- **Required task**: Nothing outside the lines from the one containing "Generate a Python" down to the one containing "ax = fig.add_axes([0.18, 0.158, 0.795, 0.802])" belongs in the copy; print that span exactly, both ends included, with pictures removed.
▬▬▬▬▬▬
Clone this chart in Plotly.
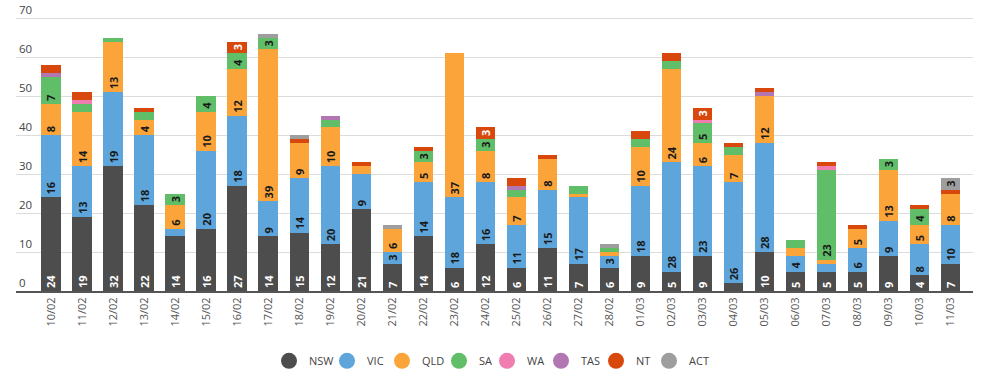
import plotly.graph_objects as go

dates = ["10/02", "11/02", "12/02", "13/02", "14/02", "15/02", "16/02", "17/02", "18/02", "19/02",
         "20/02", "21/02", "22/02", "23/02", "24/02", "25/02", "26/02", "27/02", "28/02", "01/03",
         "02/03", "03/03", "04/03", "05/03", "06/03", "07/03", "08/03", "09/03", "10/03", "11/03"]

NSW = [24, 19, 32, 22, 14, 16, 27, 14, 15, 12, 21, 7, 14, 6, 12, 6, 11, 7, 6, 9, 5, 9, 2, 10, 5, 5, 5, 9, 4, 7]
VIC = [16, 13, 19, 18, 2, 20, 18, 9, 14, 20, 9, 3, 14, 18, 16, 11, 15, 17, 3, 18, 28, 23, 26, 28, 4, 2, 6, 9, 8, 10]
QLD = [8, 14, 13, 4, 6, 10, 12, 39, 9, 10, 2, 6, 5, 37, 8, 7, 8, 1, 1, 10, 24, 6, 7, 12, 2, 1, 5, 13, 5, 8]
SA  = [7, 2, 1, 2, 3, 4, 4, 3, 0, 2, 0, 0, 3, 0, 3, 2, 0, 2, 1, 2, 2, 5, 2, 0, 2, 23, 0, 3, 4, 0]
WA  = [0, 1, 0, 0, 0, 0, 0, 0, 0, 0, 0, 0, 0, 0, 0, 0, 0, 0, 0, 0, 0, 1, 0, 0, 0, 1, 0, 0, 0, 0]
TAS = [1, 0, 0, 0, 0, 0, 0, 0, 0, 1, 0, 0, 0, 0, 0, 1, 0, 0, 0, 0, 0, 0, 0, 1, 0, 0, 0, 0, 0, 0]
NT  = [2, 2, 0, 1, 0, 0, 3, 0, 1, 0, 1, 0, 1, 0, 3, 2, 1, 0, 0, 2, 2, 3, 1, 1, 0, 1, 1, 0, 1, 1]
ACT = [0, 0, 0, 0, 0, 0, 0, 1, 1, 0, 0, 1, 0, 0, 0, 0, 0, 0, 1, 0, 0, 0, 0, 0, 0, 0, 0, 0, 0, 3]

series = [
    ("NSW", NSW, "#4d4d4d", "#ffffff"),
    ("VIC", VIC, "#5da5da", "#1a1a1a"),
    ("QLD", QLD, "#faa43a", "#1a1a1a"),
    ("SA", SA, "#60bd68", "#1a1a1a"),
    ("WA", WA, "#f17cb0", "#1a1a1a"),
    ("TAS", TAS, "#b276b2", "#1a1a1a"),
    ("NT", NT, "#d8480c", "#ffffff"),
    ("ACT", ACT, "#9e9e9e", "#1a1a1a"),
]
legend_widths = [13, 10, 12, 3, 9, 10, 8, 30]

FONT = "Open Sans"
fig = go.Figure()
for name, vals, col, tcol in series:
    fig.add_trace(go.Bar(
        x=dates, y=vals, name=name, marker=dict(color=col, line=dict(width=0)),
        text=[str(v) if v >= 3 else "" for v in vals],
        textposition="inside", insidetextanchor="start", textangle=-90,
        textfont=dict(family=FONT, size=11, color=tcol, weight="bold"),
        showlegend=False, hoverinfo="x+y+name",
    ))
for (name, vals, col, tcol), lw in zip(series, legend_widths):
    fig.add_trace(go.Scatter(
        x=[None], y=[None], mode="markers", name=name,
        marker=dict(color=col, size=16, symbol="circle"), showlegend=True,
        legendwidth=lw,
    ))

fig.update_layout(
    width=987, height=377,
    barmode="stack", bargap=0.377,
    margin=dict(l=16, r=14, t=0, b=86),
    plot_bgcolor="white", paper_bgcolor="white",
    font=dict(family=FONT, size=12, color="#444"),
    uniformtext=dict(minsize=11, mode="show"),
    xaxis=dict(
        type="category", range=[-1.128, 29.72], tickangle=-90,
        tickfont=dict(family=FONT, size=11, color="#555"),
        showline=True, linecolor="#555", linewidth=2, showgrid=False,
        ticks="", fixedrange=True, automargin=False,
    ),
    yaxis=dict(
        range=[0, 74.69], tickvals=[0, 10, 20, 30, 40, 50, 60, 70], showgrid=True,
        gridcolor="#dcdcdc", gridwidth=1,
        ticklabelposition="inside top", ticks="", ticklen=0, zeroline=False,
        tickfont=dict(family=FONT, size=11.5, color="#444"), fixedrange=True,
        automargin=False,
    ),
    legend=dict(
        orientation="h", xref="container", x=269 / 987, xanchor="left",
        y=0.043, yanchor="middle",
        yref="container", font=dict(family=FONT, size=11, color="#444"),
        itemsizing="trace", traceorder="normal",
        entrywidthmode="pixels",
    ),
)

fig.write_html("out.html", config={"displayModeBar": False},
               post_script="document.body.style.margin='0';document.body.style.padding='0';")
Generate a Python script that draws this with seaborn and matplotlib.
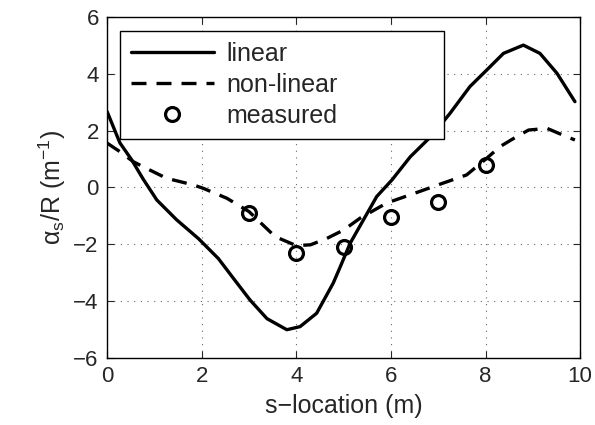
import numpy as np
import pandas as pd
import matplotlib
matplotlib.use("Agg")
import matplotlib.pyplot as plt
import seaborn as sns

# Courbes
s_linear = [0.0, 0.27, 0.52, 0.76, 1.05, 1.47, 1.93, 2.35, 2.67, 3.02, 3.38, 3.8,
            4.08, 4.43, 4.78, 4.93, 5.14, 5.42, 5.7, 6.02, 6.41, 6.88, 7.25, 7.67,
            8.03, 8.38, 8.8, 9.15, 9.51, 9.89]
a_linear = [2.67, 1.57, 0.97, 0.3, -0.44, -1.14, -1.8, -2.5, -3.2, -3.96, -4.62,
            -5.01, -4.9, -4.43, -3.37, -2.79, -1.96, -1.14, -0.32, 0.26, 1.08, 1.85,
            2.61, 3.55, 4.14, 4.72, 5.01, 4.72, 4.02, 3.02]

s_nonlin = [0.0, 0.27, 0.55, 0.76, 1.26, 1.82, 2.03, 2.53, 3.0, 3.55, 4.0, 4.3,
            4.64, 5.0, 5.35, 5.91, 6.51, 7.1, 7.6, 8.0, 8.31, 8.66, 8.91, 9.3, 9.54, 9.89]
a_nonlin = [1.56, 1.26, 0.91, 0.73, 0.32, 0.09, -0.03, -0.38, -0.85, -1.73, -2.05,
            -2.02, -1.8, -1.5, -1.08, -0.55, -0.2, 0.15, 0.44, 0.99, 1.44, 1.79, 2.02,
            2.08, 1.91, 1.67]

s_meas = [3, 4, 5, 6, 7, 8]
a_meas = [-0.91, -2.32, -2.08, -1.03, -0.5, 0.79]

sns.set_style("ticks")
plt.rcParams['font.family'] = ['Liberation Sans', 'DejaVu Sans']
plt.rcParams['mathtext.fontset'] = 'custom'
plt.rcParams['mathtext.rm'] = 'Liberation Sans'
plt.rcParams['mathtext.it'] = 'Liberation Sans:italic'

fig = plt.figure(figsize=(5.95, 4.25), dpi=100)
ax = fig.add_axes([0.18, 0.158, 0.795, 0.802])

sns.lineplot(x=s_linear, y=a_linear, ax=ax, color='black', lw=2.4, label='linear',
             sort=False, solid_joinstyle='round', solid_capstyle='round')
sns.lineplot(x=s_nonlin, y=a_nonlin, ax=ax, color='black', lw=2.4, sort=False,
             dashes=False, linestyle=(0, (4.5, 3)), label='non-linear')
sns.lineplot(x=s_meas, y=a_meas, ax=ax, color='black', linestyle='none', marker='o',
             markersize=10, markerfacecolor='none', markeredgecolor='black',
             markeredgewidth=2.3, label='measured')

ax.set_xlim(0, 10)
ax.set_ylim(-6, 6)
ax.set_xticks([0, 2, 4, 6, 8, 10])
ax.set_yticks([-6, -4, -2, 0, 2, 4, 6])
ax.grid(True, linestyle=(0, (1, 5)), color='black', lw=0.8, alpha=0.6)
ax.tick_params(direction='in', top=True, right=True, labelsize=16, length=5,
               width=0.8, pad=6)
for sp in ax.spines.values():
    sp.set_linewidth(1.0)
    sp.set_color('black')

ax.set_xlabel('s\u2212location (m)', fontsize=18, labelpad=5)
ax.set_ylabel(r'$\mathrm{\alpha_s}$/R (m$^{-1}$)', fontsize=18, labelpad=4)

leg = ax.legend(loc='upper left', bbox_to_anchor=(0.027, 0.651, 0.685, 0.308),
                mode='expand', fontsize=18, handlelength=3.3, handletextpad=0.5,
                labelspacing=0.28, borderaxespad=0, frameon=True, fancybox=False,
                framealpha=1, borderpad=0.45)
leg.get_frame().set_edgecolor('black')
leg.get_frame().set_linewidth(1.0)

fig.savefig('out.png', dpi=100)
▬▬▬▬▬▬
- **Full answer**:
Generate a Python script that draws this with seaborn and matplotlib.
import numpy as np
import pandas as pd
import matplotlib
matplotlib.use("Agg")
import matplotlib.pyplot as plt
import seaborn as sns

# Courbes
s_linear = [0.0, 0.27, 0.52, 0.76, 1.05, 1.47, 1.93, 2.35, 2.67, 3.02, 3.38, 3.8,
            4.08, 4.43, 4.78, 4.93, 5.14, 5.42, 5.7, 6.02, 6.41, 6.88, 7.25, 7.67,
            8.03, 8.38, 8.8, 9.15, 9.51, 9.89]
a_linear = [2.67, 1.57, 0.97, 0.3, -0.44, -1.14, -1.8, -2.5, -3.2, -3.96, -4.62,
            -5.01, -4.9, -4.43, -3.37, -2.79, -1.96, -1.14, -0.32, 0.26, 1.08, 1.85,
            2.61, 3.55, 4.14, 4.72, 5.01, 4.72, 4.02, 3.02]

s_nonlin = [0.0, 0.27, 0.55, 0.76, 1.26, 1.82, 2.03, 2.53, 3.0, 3.55, 4.0, 4.3,
            4.64, 5.0, 5.35, 5.91, 6.51, 7.1, 7.6, 8.0, 8.31, 8.66, 8.91, 9.3, 9.54, 9.89]
a_nonlin = [1.56, 1.26, 0.91, 0.73, 0.32, 0.09, -0.03, -0.38, -0.85, -1.73, -2.05,
            -2.02, -1.8, -1.5, -1.08, -0.55, -0.2, 0.15, 0.44, 0.99, 1.44, 1.79, 2.02,
            2.08, 1.91, 1.67]

s_meas = [3, 4, 5, 6, 7, 8]
a_meas = [-0.91, -2.32, -2.08, -1.03, -0.5, 0.79]

sns.set_style("ticks")
plt.rcParams['font.family'] = ['Liberation Sans', 'DejaVu Sans']
plt.rcParams['mathtext.fontset'] = 'custom'
plt.rcParams['mathtext.rm'] = 'Liberation Sans'
plt.rcParams['mathtext.it'] = 'Liberation Sans:italic'

fig = plt.figure(figsize=(5.95, 4.25), dpi=100)
ax = fig.add_axes([0.18, 0.158, 0.795, 0.802])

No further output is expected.